Exercises

Exercise 1

If you did the exercise duplicate you already have a function named has_duplicates that takes a list as a parameter and returns True if there is any object that appears more than once in the list.

Use a set to write a faster, simpler version of has_duplicates.

Answer

Checking the membership of an element in a set (line 4) is very fast (constant time) compared to checking the membership in a list (linear time). This is why this implementation should be preferred to the one given in a previous exercise.

def has_duplicates(elements):
    visited = set()
    for i in range(len(elements)):
        if elements[i] in visited:
            return True
        else:
            visited.add(elements[i])
    return False

Exercise 2: rotate-pairs

Two words are "rotate pairs" if you can rotate one of them and get the other (see rotate_word). Write a program that reads a wordlist and finds all the rotate pairs.

Answer

For convenience, we provide the implementation of rotate_word, that rotates a word by a given shift.

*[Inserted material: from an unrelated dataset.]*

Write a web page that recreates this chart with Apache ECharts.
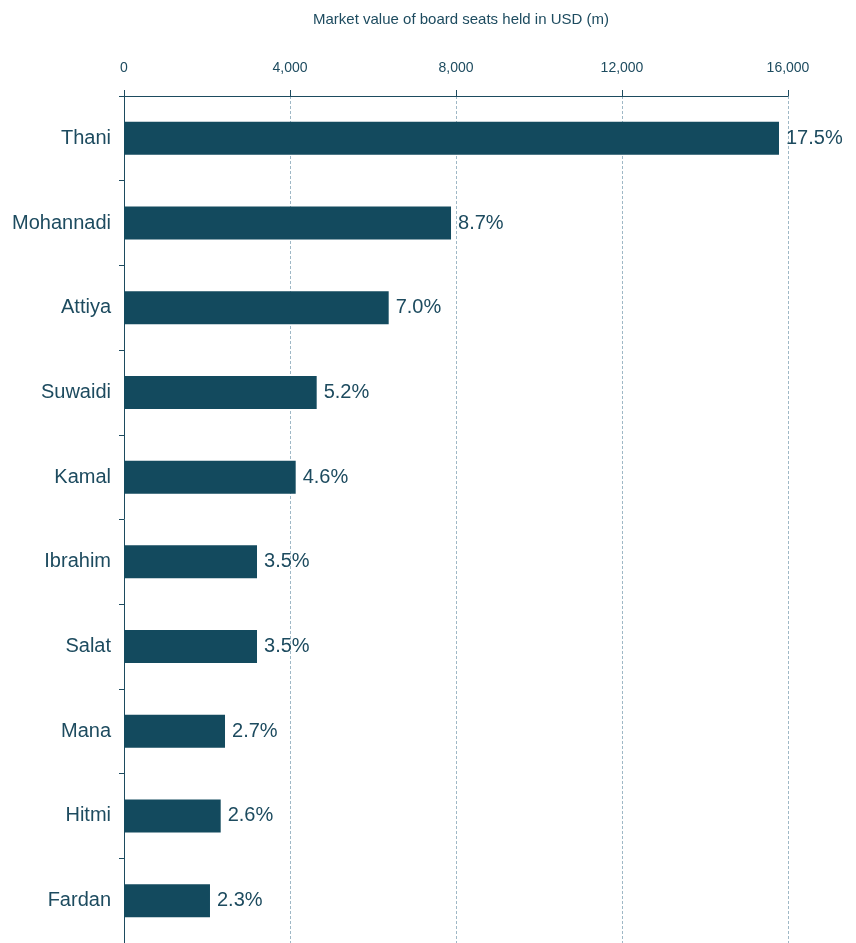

from string import ascii_lowercase

def rotate_word(word, shift):
    rotated = ''
    for letter in word.lower():
        index = ascii_lowercase.find(letter)
        index = (index + shift) % len(ascii_lowercase)
        rotated += ascii_lowercase[index]
    return rotated

def find_rotate_pairs(words_list):
    words_set = {word.strip().lower() for word in words_list}
    rotate_pairs = []
    for word in words_set:
        for shift in range(1, len(ascii_lowercase)):
            rotated = rotate_word(word, shift)
            if rotated in words_set:
                rotate_pairs.append((word, rotated, shift))
    return rotate_pairs

Although there is an overhead for transforming the list of words into a set (line 10), for large list it improve considerably the performance when checking the membership of the rotated word (line18).